**Task brief**
Repeat the listing in full. Nothing may be added or left out.

**Material**

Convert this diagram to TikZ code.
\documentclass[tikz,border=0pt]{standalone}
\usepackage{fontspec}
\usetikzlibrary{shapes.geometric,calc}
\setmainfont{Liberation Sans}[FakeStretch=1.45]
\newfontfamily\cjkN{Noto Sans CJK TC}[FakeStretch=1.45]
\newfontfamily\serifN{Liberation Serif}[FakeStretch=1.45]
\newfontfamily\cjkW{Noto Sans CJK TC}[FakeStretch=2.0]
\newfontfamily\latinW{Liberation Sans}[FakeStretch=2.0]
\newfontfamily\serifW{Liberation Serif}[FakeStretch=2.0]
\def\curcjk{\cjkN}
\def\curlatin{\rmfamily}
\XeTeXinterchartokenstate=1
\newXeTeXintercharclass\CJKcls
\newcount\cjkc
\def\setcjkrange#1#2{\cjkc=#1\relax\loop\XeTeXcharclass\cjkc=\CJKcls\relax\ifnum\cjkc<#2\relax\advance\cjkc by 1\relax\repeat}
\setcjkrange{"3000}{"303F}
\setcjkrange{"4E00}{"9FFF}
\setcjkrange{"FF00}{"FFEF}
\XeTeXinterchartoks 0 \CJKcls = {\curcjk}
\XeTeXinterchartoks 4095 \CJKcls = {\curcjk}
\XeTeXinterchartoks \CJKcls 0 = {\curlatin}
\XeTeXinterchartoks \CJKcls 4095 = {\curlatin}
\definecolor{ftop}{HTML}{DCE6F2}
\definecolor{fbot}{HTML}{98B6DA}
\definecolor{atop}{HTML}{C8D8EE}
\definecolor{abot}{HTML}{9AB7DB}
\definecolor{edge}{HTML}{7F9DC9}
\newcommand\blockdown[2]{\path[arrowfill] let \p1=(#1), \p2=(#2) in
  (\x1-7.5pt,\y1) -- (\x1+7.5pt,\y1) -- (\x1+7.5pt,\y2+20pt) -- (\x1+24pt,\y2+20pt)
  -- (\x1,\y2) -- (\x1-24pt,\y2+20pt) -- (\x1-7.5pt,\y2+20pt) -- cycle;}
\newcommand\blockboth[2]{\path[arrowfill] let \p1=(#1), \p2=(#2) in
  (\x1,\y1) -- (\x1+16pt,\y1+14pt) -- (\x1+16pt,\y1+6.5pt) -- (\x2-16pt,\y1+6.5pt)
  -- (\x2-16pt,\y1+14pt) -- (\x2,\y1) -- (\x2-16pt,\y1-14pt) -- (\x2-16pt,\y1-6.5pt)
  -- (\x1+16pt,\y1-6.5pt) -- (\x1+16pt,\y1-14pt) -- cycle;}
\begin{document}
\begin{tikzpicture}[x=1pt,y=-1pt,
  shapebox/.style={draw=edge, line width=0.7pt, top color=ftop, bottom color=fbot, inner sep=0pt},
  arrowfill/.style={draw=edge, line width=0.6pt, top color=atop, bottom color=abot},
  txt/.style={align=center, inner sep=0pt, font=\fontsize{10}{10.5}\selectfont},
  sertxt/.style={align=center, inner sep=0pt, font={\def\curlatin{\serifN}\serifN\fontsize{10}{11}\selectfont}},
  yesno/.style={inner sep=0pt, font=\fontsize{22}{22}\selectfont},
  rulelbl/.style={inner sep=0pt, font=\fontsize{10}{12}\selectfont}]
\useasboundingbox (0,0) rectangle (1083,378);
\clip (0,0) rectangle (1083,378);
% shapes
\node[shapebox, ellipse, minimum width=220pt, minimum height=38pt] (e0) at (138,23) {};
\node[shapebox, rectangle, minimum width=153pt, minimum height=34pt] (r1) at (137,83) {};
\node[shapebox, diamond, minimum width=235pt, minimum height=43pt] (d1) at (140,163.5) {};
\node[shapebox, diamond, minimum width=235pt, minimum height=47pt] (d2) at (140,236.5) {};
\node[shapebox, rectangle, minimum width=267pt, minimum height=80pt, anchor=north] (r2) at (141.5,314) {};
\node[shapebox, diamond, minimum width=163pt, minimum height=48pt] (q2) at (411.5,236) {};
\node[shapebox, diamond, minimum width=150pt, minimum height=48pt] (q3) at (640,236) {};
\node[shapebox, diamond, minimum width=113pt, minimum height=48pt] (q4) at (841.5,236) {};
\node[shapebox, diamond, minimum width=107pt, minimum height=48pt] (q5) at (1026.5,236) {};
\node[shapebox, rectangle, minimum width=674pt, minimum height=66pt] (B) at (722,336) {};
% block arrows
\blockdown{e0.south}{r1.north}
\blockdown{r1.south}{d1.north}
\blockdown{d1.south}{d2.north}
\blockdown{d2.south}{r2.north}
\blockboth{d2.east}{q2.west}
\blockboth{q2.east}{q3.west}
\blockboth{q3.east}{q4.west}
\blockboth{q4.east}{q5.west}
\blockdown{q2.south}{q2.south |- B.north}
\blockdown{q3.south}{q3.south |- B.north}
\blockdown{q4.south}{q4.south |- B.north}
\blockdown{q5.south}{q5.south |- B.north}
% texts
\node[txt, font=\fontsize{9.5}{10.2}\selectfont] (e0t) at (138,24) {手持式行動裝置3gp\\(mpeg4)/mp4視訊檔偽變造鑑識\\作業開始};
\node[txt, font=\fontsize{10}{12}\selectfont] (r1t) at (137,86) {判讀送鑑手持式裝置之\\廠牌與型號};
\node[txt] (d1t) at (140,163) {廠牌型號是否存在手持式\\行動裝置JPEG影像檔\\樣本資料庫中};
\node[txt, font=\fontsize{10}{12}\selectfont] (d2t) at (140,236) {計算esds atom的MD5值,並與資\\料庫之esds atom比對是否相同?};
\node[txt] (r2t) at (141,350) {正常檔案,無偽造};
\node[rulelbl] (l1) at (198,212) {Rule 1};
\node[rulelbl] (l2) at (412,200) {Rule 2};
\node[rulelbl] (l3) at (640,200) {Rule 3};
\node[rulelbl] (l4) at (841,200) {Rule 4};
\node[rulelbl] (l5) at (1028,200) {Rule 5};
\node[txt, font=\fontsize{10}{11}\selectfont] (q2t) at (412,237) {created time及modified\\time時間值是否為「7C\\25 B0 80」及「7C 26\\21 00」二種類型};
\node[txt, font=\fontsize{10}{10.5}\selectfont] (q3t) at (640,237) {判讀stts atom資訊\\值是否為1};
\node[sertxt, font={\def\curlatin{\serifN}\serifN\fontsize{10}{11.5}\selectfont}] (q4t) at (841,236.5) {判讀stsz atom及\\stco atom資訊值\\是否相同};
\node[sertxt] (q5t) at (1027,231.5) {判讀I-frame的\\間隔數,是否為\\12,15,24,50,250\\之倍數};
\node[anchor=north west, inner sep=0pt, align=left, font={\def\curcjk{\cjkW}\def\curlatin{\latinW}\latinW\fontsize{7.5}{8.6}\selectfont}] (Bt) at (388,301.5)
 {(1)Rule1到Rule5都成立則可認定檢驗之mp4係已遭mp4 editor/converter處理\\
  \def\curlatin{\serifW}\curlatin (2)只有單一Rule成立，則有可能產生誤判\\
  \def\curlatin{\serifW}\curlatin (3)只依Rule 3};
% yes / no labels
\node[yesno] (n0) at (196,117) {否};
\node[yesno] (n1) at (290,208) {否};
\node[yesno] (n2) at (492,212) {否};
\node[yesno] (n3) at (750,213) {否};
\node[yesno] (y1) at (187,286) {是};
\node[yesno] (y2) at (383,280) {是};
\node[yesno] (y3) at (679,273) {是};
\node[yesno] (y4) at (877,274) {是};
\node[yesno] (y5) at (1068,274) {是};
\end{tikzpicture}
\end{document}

**Answer to the exercise**
Convert this diagram to TikZ code.
\documentclass[tikz,border=0pt]{standalone}
\usepackage{fontspec}
\usetikzlibrary{shapes.geometric,calc}
\setmainfont{Liberation Sans}[FakeStretch=1.45]
\newfontfamily\cjkN{Noto Sans CJK TC}[FakeStretch=1.45]
\newfontfamily\serifN{Liberation Serif}[FakeStretch=1.45]
\newfontfamily\cjkW{Noto Sans CJK TC}[FakeStretch=2.0]
\newfontfamily\latinW{Liberation Sans}[FakeStretch=2.0]
\newfontfamily\serifW{Liberation Serif}[FakeStretch=2.0]
\def\curcjk{\cjkN}
\def\curlatin{\rmfamily}
\XeTeXinterchartokenstate=1
\newXeTeXintercharclass\CJKcls
\newcount\cjkc
\def\setcjkrange#1#2{\cjkc=#1\relax\loop\XeTeXcharclass\cjkc=\CJKcls\relax\ifnum\cjkc<#2\relax\advance\cjkc by 1\relax\repeat}
\setcjkrange{"3000}{"303F}
\setcjkrange{"4E00}{"9FFF}
\setcjkrange{"FF00}{"FFEF}
\XeTeXinterchartoks 0 \CJKcls = {\curcjk}
\XeTeXinterchartoks 4095 \CJKcls = {\curcjk}
\XeTeXinterchartoks \CJKcls 0 = {\curlatin}
\XeTeXinterchartoks \CJKcls 4095 = {\curlatin}
\definecolor{ftop}{HTML}{DCE6F2}
\definecolor{fbot}{HTML}{98B6DA}
\definecolor{atop}{HTML}{C8D8EE}
\definecolor{abot}{HTML}{9AB7DB}
\definecolor{edge}{HTML}{7F9DC9}
\newcommand\blockdown[2]{\path[arrowfill] let \p1=(#1), \p2=(#2) in
  (\x1-7.5pt,\y1) -- (\x1+7.5pt,\y1) -- (\x1+7.5pt,\y2+20pt) -- (\x1+24pt,\y2+20pt)
  -- (\x1,\y2) -- (\x1-24pt,\y2+20pt) -- (\x1-7.5pt,\y2+20pt) -- cycle;}
\newcommand\blockboth[2]{\path[arrowfill] let \p1=(#1), \p2=(#2) in
  (\x1,\y1) -- (\x1+16pt,\y1+14pt) -- (\x1+16pt,\y1+6.5pt) -- (\x2-16pt,\y1+6.5pt)
  -- (\x2-16pt,\y1+14pt) -- (\x2,\y1) -- (\x2-16pt,\y1-14pt) -- (\x2-16pt,\y1-6.5pt)
  -- (\x1+16pt,\y1-6.5pt) -- (\x1+16pt,\y1-14pt) -- cycle;}
\begin{document}
\begin{tikzpicture}[x=1pt,y=-1pt,
  shapebox/.style={draw=edge, line width=0.7pt, top color=ftop, bottom color=fbot, inner sep=0pt},
  arrowfill/.style={draw=edge, line width=0.6pt, top color=atop, bottom color=abot},
  txt/.style={align=center, inner sep=0pt, font=\fontsize{10}{10.5}\selectfont},
  sertxt/.style={align=center, inner sep=0pt, font={\def\curlatin{\serifN}\serifN\fontsize{10}{11}\selectfont}},
  yesno/.style={inner sep=0pt, font=\fontsize{22}{22}\selectfont},
  rulelbl/.style={inner sep=0pt, font=\fontsize{10}{12}\selectfont}]
\useasboundingbox (0,0) rectangle (1083,378);
\clip (0,0) rectangle (1083,378);
% shapes
\node[shapebox, ellipse, minimum width=220pt, minimum height=38pt] (e0) at (138,23) {};
\node[shapebox, rectangle, minimum width=153pt, minimum height=34pt] (r1) at (137,83) {};
\node[shapebox, diamond, minimum width=235pt, minimum height=43pt] (d1) at (140,163.5) {};
\node[shapebox, diamond, minimum width=235pt, minimum height=47pt] (d2) at (140,236.5) {};
\node[shapebox, rectangle, minimum width=267pt, minimum height=80pt, anchor=north] (r2) at (141.5,314) {};
\node[shapebox, diamond, minimum width=163pt, minimum height=48pt] (q2) at (411.5,236) {};
\node[shapebox, diamond, minimum width=150pt, minimum height=48pt] (q3) at (640,236) {};
\node[shapebox, diamond, minimum width=113pt, minimum height=48pt] (q4) at (841.5,236) {};
\node[shapebox, diamond, minimum width=107pt, minimum height=48pt] (q5) at (1026.5,236) {};
\node[shapebox, rectangle, minimum width=674pt, minimum height=66pt] (B) at (722,336) {};
% block arrows
\blockdown{e0.south}{r1.north}
\blockdown{r1.south}{d1.north}
\blockdown{d1.south}{d2.north}
\blockdown{d2.south}{r2.north}
\blockboth{d2.east}{q2.west}
\blockboth{q2.east}{q3.west}
\blockboth{q3.east}{q4.west}
\blockboth{q4.east}{q5.west}
\blockdown{q2.south}{q2.south |- B.north}
\blockdown{q3.south}{q3.south |- B.north}
\blockdown{q4.south}{q4.south |- B.north}
\blockdown{q5.south}{q5.south |- B.north}
% texts
\node[txt, font=\fontsize{9.5}{10.2}\selectfont] (e0t) at (138,24) {手持式行動裝置3gp\\(mpeg4)/mp4視訊檔偽變造鑑識\\作業開始};
\node[txt, font=\fontsize{10}{12}\selectfont] (r1t) at (137,86) {判讀送鑑手持式裝置之\\廠牌與型號};
\node[txt] (d1t) at (140,163) {廠牌型號是否存在手持式\\行動裝置JPEG影像檔\\樣本資料庫中};
\node[txt, font=\fontsize{10}{12}\selectfont] (d2t) at (140,236) {計算esds atom的MD5值,並與資\\料庫之esds atom比對是否相同?};
\node[txt] (r2t) at (141,350) {正常檔案,無偽造};
\node[rulelbl] (l1) at (198,212) {Rule 1};
\node[rulelbl] (l2) at (412,200) {Rule 2};
\node[rulelbl] (l3) at (640,200) {Rule 3};
\node[rulelbl] (l4) at (841,200) {Rule 4};
\node[rulelbl] (l5) at (1028,200) {Rule 5};
\node[txt, font=\fontsize{10}{11}\selectfont] (q2t) at (412,237) {created time及modified\\time時間值是否為「7C\\25 B0 80」及「7C 26\\21 00」二種類型};
\node[txt, font=\fontsize{10}{10.5}\selectfont] (q3t) at (640,237) {判讀stts atom資訊\\值是否為1};
\node[sertxt, font={\def\curlatin{\serifN}\serifN\fontsize{10}{11.5}\selectfont}] (q4t) at (841,236.5) {判讀stsz atom及\\stco atom資訊值\\是否相同};
\node[sertxt] (q5t) at (1027,231.5) {判讀I-frame的\\間隔數,是否為\\12,15,24,50,250\\之倍數};
\node[anchor=north west, inner sep=0pt, align=left, font={\def\curcjk{\cjkW}\def\curlatin{\latinW}\latinW\fontsize{7.5}{8.6}\selectfont}] (Bt) at (388,301.5)
 {(1)Rule1到Rule5都成立則可認定檢驗之mp4係已遭mp4 editor/converter處理\\
  \def\curlatin{\serifW}\curlatin (2)只有單一Rule成立，則有可能產生誤判\\
  \def\curlatin{\serifW}\curlatin (3)只依Rule 3};
% yes / no labels
\node[yesno] (n0) at (196,117) {否};
\node[yesno] (n1) at (290,208) {否};
\node[yesno] (n2) at (492,212) {否};
\node[yesno] (n3) at (750,213) {否};
\node[yesno] (y1) at (187,286) {是};
\node[yesno] (y2) at (383,280) {是};
\node[yesno] (y3) at (679,273) {是};
\node[yesno] (y4) at (877,274) {是};
\node[yesno] (y5) at (1068,274) {是};
\end{tikzpicture}
\end{document}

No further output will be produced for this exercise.